Key Historical Data Sets for Predicting Dried Fruits Price Forecasts

Price Time Series Data

This data includes historical prices of dried fruits over specific periods, highlighting patterns such as seasonality, cyclical price changes, and long-term trends. For example, analyzing price time series data for dried grapes might reveal that prices typically peak in late summer due to increased demand for back-to-school snacks and fall during harvest periods when supply is abundant. These insights help businesses predict seasonal price fluctuations and plan their buying or selling strategies accordingly.

Supply and Demand Data

Historical data on supply volumes (such as harvest sizes and production yields) and demand metrics (like consumption rates and export/import levels) are essential. For instance, during a period of poor harvest due to adverse weather conditions, there may be a shortage in the supply of dried apricots. This shortage historically led to a spike in prices, as seen in 2019 when Turkish apricot crops were affected by frost. By understanding these past events, businesses can forecast how similar supply shortages might impact future pricing.

Weather and Climate Data

Dried fruit production is highly sensitive to climatic conditions, making historical weather data—such as temperature, rainfall, and drought patterns—crucial for forecasting. For example, in 2018, a severe drought in California significantly reduced grape yields, which in turn drove up the price of raisins. Knowing this, businesses can anticipate potential price spikes during drought forecasts and plan their procurement strategies to avoid paying higher prices.

Economic Indicators

Macroeconomic factors like inflation rates, currency exchange rates, and economic growth data influence consumer purchasing power and global trade flows, impacting dried fruit prices. By analyzing historical data on these economic indicators, businesses can anticipate pricing dynamics during economic downturns or periods of inflation.

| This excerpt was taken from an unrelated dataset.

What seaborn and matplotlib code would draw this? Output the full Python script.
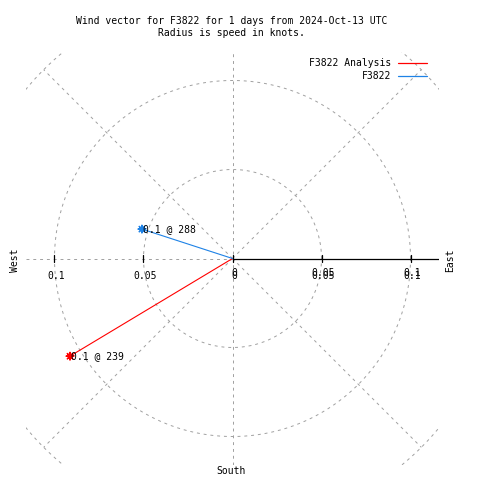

Trade Policy and Tariff Data

Changes in trade policies, tariffs, and import/export restrictions have a significant impact on dried fruit prices. For example, the imposition of tariffs on Turkish apricots by a major importing country could lead to a decrease in demand, thereby lowering prices. Conversely, the removal of such tariffs might lead to increased exports and higher prices. Historical data on these trade policy changes helps businesses forecast how new policy shifts might influence future prices.

Cross-Commodity Price Data

Prices of related commodities, such as fresh fruits, nuts, or other dried fruits, can also affect dried fruit pricing. For instance, if the price of fresh grapes increases significantly due to a bad harvest, the cost of producing raisins (dried grapes) will also rise. Similarly, if there is a shortage of another snack fruit like almonds, demand for raisins might increase, driving up their prices. Historical cross-commodity price data allows businesses to identify these correlations and develop more comprehensive forecasting models.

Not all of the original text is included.